La recente sentenza n. 25645/2023 della Corte di Cassazione mette in luce l’importanza della corretta gestione dei dati raccolti tramite strumenti tecnologici nell’ambito del rapporto di lavoro.
La sentenza riguarda il caso di un dipendente licenziato nel 2010 a causa di un utilizzo improprio del badge di un collega per timbrare le presenze e occultare il mancato rispetto dell’orario di lavoro.
Un aspetto cruciale di questa decisione è che all’epoca vigeva una diversa formulazione dell’art. 4 della Legge 300/1970 (Statuto dei Lavoratori), che richiedeva un accordo con le rappresentanze sindacali aziendali o l’Ispettorato del Lavoro per l’uso di strumenti di controllo dell’attività lavorativa, inclusi quelli automatizzati per la rilevazione delle presenze.
Inoltre, sia allora che ora, la legislazione italiana non ammette la verifica indiscriminata dell’attività lavorativa. L’installazione di sistemi audiovisivi o di strumenti tecnologici richiede una giustificazione basata su esigenze organizzative, produttive o di sicurezza sul luogo di lavoro. Anche il controllo a distanza dei lavoratori è ammesso solo dopo aver compiuto tali giustificazioni.

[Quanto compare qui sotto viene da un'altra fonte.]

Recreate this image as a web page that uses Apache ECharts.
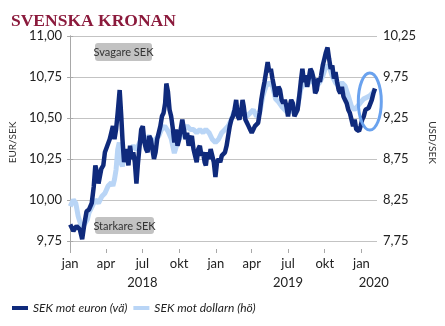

Nel caso in questione, i dati raccolti attraverso un sistema elettronico di rilevazione delle presenze sono stati utilizzati per verificare l’adempimento degli obblighi del dipendente senza la previa consultazione delle rappresentanze sindacali o dell’Ispettorato del Lavoro. La Corte di Cassazione ha stabilito l’illegittimità del licenziamento e ha ordinato la reintegrazione del dipendente poiché i dati raccolti non erano stati ottenuti in modo conforme alla legge.
Questo principio ha anche un’importanza attuale, in quanto l’art. 4 della Legge 300/1970 è stato modificato nel 2015. Anche se la formulazione attuale sembra escludere gli strumenti utilizzati dai lavoratori per svolgere le prestazioni lavorative dagli obblighi di legge, il Ministero del Lavoro ha chiarito che ciò vale solo se questi strumenti non subiscono modifiche che possano potenzialmente consentire il controllo dell’attività lavorativa.
Inoltre, l’uso dei dati raccolti a fini disciplinari è subordinato alla diffusione di un regolamento che informa i lavoratori sulle modalità di utilizzo degli strumenti e dei controlli.
La recente sentenza della Corte di Cassazione riporta dunque, una volta di più, l’attenzione sulle procedure aziendali che i datori di lavoro devono attuare per non vanificare provvedimenti espulsivi in astratto giustificabili.